#### [ENTRIES]
═══
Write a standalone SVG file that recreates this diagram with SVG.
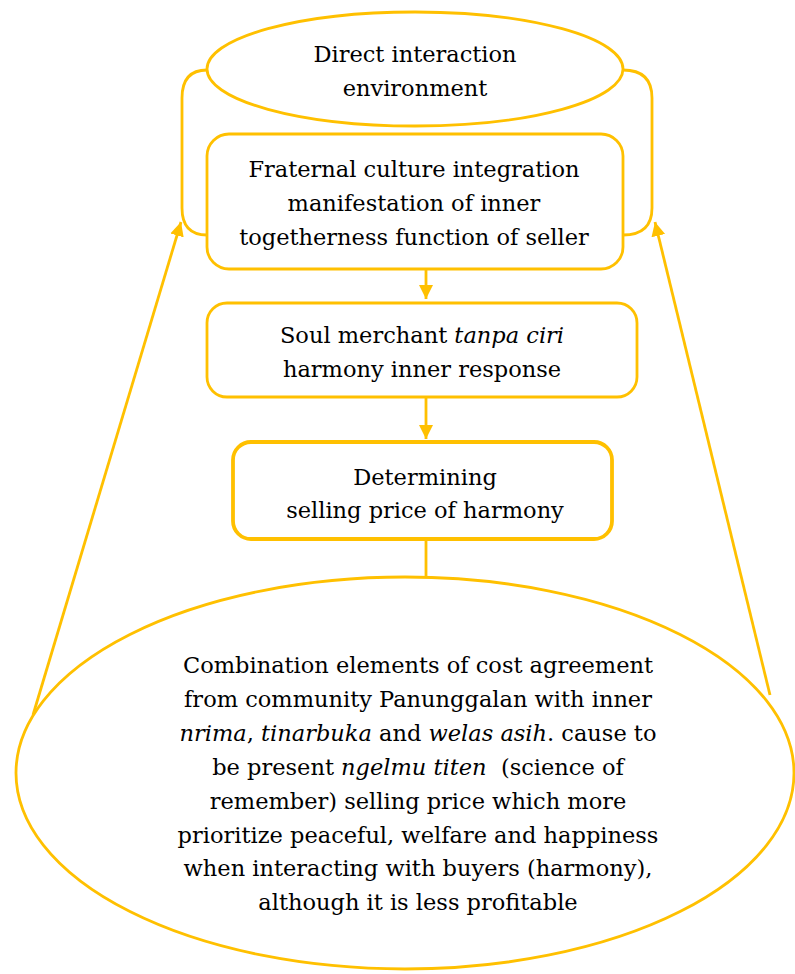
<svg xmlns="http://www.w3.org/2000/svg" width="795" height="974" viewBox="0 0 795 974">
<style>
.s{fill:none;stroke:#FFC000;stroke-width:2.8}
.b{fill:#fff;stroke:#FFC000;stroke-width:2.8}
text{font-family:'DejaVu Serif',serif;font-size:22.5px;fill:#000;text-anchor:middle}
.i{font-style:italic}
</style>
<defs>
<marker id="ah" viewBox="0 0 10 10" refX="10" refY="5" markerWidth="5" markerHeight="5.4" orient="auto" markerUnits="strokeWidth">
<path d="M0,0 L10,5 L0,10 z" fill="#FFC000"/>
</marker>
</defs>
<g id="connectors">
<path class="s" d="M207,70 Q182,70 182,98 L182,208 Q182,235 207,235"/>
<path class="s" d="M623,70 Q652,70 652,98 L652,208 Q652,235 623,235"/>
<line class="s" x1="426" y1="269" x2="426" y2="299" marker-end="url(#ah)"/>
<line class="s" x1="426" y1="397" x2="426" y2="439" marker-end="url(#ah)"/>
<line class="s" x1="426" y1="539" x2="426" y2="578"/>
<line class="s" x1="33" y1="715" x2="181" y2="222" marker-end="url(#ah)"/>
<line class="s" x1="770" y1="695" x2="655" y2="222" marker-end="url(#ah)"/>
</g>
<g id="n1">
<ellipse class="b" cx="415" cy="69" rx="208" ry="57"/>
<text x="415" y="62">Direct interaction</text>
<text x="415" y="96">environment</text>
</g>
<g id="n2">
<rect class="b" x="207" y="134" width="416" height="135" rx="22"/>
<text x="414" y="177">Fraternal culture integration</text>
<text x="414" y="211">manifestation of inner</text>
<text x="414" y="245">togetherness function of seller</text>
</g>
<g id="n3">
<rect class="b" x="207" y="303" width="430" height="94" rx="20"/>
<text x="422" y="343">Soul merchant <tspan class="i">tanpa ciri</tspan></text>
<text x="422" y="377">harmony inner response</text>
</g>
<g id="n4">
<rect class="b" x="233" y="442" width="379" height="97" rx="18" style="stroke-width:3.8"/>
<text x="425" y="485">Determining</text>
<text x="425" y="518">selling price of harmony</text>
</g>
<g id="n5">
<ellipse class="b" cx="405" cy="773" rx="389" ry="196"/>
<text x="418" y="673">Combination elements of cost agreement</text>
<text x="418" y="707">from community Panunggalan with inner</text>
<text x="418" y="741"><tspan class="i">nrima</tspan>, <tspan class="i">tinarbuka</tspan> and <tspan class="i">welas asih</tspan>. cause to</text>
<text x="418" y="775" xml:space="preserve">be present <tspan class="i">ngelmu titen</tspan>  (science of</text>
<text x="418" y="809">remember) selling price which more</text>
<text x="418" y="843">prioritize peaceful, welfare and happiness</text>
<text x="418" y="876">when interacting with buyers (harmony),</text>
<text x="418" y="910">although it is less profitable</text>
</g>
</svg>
═══
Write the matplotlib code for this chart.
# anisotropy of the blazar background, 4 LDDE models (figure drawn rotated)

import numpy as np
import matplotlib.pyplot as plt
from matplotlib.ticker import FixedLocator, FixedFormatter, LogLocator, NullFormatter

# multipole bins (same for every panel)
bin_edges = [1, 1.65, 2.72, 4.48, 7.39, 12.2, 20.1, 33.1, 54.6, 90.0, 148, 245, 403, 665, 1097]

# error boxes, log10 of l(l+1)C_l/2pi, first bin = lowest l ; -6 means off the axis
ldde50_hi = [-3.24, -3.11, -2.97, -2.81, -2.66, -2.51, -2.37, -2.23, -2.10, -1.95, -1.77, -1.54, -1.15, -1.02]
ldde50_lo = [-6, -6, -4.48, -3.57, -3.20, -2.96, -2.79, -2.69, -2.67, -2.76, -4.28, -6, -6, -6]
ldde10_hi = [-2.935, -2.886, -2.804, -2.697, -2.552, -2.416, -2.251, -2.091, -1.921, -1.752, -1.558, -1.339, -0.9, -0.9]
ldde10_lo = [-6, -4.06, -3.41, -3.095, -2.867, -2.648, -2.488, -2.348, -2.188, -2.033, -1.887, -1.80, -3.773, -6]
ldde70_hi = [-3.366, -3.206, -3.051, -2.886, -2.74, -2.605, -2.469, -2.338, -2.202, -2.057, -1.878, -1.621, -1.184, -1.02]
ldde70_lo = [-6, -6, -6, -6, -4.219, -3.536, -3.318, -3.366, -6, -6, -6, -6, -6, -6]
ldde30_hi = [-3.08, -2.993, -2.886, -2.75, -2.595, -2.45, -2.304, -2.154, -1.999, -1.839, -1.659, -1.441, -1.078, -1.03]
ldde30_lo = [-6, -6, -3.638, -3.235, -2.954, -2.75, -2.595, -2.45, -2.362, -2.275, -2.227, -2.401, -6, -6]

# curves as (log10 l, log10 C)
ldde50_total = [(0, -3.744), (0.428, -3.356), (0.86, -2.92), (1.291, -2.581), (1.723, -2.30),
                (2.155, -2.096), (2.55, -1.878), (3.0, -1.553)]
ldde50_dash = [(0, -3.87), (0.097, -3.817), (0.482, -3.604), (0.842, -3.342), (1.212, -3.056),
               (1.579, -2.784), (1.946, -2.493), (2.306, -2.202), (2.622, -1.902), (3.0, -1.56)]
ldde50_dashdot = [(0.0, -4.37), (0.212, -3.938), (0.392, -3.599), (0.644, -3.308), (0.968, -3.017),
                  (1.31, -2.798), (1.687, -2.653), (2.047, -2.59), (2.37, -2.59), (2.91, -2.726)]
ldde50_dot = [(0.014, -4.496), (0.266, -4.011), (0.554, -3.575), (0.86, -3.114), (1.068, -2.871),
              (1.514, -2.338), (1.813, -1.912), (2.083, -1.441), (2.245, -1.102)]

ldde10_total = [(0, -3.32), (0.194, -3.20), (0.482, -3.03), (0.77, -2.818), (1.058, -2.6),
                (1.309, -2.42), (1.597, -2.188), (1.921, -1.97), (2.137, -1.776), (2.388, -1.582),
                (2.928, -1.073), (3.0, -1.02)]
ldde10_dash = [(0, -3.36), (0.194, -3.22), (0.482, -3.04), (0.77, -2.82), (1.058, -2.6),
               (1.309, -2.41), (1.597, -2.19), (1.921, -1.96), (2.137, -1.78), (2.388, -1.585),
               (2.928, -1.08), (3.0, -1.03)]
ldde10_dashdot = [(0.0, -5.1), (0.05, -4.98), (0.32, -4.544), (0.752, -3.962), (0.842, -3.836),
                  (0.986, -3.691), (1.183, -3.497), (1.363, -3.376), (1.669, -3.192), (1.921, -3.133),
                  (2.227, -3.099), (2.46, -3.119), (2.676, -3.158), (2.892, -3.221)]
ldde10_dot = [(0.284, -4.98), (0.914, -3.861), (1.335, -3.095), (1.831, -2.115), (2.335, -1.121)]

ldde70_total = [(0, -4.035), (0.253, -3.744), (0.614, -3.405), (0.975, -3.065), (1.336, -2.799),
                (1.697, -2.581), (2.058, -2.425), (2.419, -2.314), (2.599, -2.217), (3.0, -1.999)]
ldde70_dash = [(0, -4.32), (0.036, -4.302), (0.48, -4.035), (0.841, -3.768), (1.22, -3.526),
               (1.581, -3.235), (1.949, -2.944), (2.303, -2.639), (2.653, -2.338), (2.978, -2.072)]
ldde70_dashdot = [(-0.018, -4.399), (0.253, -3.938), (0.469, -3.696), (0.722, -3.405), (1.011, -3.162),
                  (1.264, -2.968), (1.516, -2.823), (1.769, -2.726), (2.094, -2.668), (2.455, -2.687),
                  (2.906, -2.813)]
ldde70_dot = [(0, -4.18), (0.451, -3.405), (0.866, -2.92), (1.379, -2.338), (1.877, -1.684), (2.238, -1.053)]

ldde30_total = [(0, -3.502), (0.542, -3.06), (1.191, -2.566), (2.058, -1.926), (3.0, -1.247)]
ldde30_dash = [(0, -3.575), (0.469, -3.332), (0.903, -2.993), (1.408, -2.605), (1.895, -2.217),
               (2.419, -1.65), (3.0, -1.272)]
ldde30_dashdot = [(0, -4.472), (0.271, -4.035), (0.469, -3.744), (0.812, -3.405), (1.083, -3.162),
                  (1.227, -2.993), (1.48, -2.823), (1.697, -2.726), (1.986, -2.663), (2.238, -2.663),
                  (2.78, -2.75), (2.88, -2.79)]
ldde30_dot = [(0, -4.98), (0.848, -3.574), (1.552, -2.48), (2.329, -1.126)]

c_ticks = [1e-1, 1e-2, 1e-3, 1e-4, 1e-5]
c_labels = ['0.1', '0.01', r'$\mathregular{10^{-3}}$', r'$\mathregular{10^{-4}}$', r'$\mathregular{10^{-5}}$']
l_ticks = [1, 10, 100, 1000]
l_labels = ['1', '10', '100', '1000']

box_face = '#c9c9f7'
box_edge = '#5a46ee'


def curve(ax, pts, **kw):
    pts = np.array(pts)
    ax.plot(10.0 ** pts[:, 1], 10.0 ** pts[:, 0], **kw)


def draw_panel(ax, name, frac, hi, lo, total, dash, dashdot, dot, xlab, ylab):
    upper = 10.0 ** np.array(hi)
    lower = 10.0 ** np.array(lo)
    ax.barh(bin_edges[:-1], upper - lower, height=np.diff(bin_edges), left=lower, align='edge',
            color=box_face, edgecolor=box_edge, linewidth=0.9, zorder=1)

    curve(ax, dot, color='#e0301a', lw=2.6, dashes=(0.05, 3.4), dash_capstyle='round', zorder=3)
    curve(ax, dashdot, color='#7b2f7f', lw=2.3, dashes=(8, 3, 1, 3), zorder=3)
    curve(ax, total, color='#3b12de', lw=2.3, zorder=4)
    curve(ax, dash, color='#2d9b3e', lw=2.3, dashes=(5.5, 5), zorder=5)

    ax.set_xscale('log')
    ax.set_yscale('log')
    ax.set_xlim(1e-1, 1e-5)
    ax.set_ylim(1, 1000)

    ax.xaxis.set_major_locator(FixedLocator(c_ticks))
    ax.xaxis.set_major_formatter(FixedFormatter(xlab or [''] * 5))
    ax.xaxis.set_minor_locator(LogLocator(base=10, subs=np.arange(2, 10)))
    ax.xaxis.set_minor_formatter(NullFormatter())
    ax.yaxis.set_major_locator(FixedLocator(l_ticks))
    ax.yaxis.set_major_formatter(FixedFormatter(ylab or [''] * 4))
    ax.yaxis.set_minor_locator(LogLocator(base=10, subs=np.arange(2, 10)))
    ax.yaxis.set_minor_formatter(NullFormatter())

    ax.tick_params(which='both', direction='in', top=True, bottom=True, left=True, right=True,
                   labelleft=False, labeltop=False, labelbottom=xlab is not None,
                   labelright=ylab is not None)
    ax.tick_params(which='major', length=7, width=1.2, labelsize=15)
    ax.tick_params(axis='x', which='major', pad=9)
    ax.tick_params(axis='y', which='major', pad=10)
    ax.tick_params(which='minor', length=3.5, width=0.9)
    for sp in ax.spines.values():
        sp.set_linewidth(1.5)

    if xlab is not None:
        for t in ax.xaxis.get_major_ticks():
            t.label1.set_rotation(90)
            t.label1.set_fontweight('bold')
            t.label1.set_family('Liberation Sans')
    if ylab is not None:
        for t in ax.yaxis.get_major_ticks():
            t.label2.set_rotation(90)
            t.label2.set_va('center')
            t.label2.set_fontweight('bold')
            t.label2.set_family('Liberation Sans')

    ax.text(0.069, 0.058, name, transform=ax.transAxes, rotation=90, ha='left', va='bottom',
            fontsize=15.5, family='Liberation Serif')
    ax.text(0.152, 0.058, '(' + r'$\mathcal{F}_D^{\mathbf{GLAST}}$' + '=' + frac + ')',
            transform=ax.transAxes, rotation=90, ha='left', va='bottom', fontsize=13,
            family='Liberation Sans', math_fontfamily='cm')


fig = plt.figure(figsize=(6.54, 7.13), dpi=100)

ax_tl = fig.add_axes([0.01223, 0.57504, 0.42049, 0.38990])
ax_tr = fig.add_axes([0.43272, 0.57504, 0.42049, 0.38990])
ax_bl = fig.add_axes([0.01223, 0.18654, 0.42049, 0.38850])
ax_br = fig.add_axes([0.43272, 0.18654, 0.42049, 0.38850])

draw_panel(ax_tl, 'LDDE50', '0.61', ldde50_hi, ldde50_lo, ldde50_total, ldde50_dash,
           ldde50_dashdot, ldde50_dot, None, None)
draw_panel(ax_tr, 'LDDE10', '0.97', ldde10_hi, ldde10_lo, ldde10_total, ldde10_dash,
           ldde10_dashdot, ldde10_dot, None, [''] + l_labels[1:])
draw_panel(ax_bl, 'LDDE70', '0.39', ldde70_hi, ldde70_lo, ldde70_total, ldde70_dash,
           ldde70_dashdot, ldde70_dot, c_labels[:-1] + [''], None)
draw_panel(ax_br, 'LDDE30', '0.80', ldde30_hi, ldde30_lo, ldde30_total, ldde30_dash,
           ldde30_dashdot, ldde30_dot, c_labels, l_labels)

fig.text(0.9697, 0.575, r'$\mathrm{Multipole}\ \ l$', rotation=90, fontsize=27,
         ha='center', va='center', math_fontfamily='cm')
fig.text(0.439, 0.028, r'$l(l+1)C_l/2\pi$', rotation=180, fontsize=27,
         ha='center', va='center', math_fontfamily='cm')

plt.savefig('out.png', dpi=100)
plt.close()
═══
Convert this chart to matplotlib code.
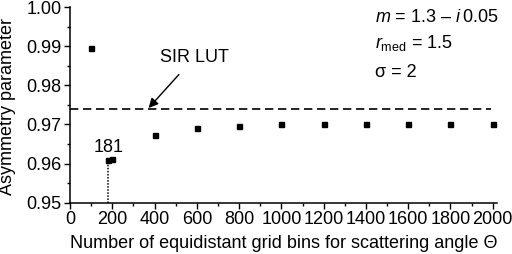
═══
Using the records above, copy every line that has the word "with" in it.

#### [WRITTEN REPLY]
Write a standalone SVG file that recreates this diagram with SVG.
<text x="418" y="707">from community Panunggalan with inner</text>
<text x="418" y="876">when interacting with buyers (harmony),</text>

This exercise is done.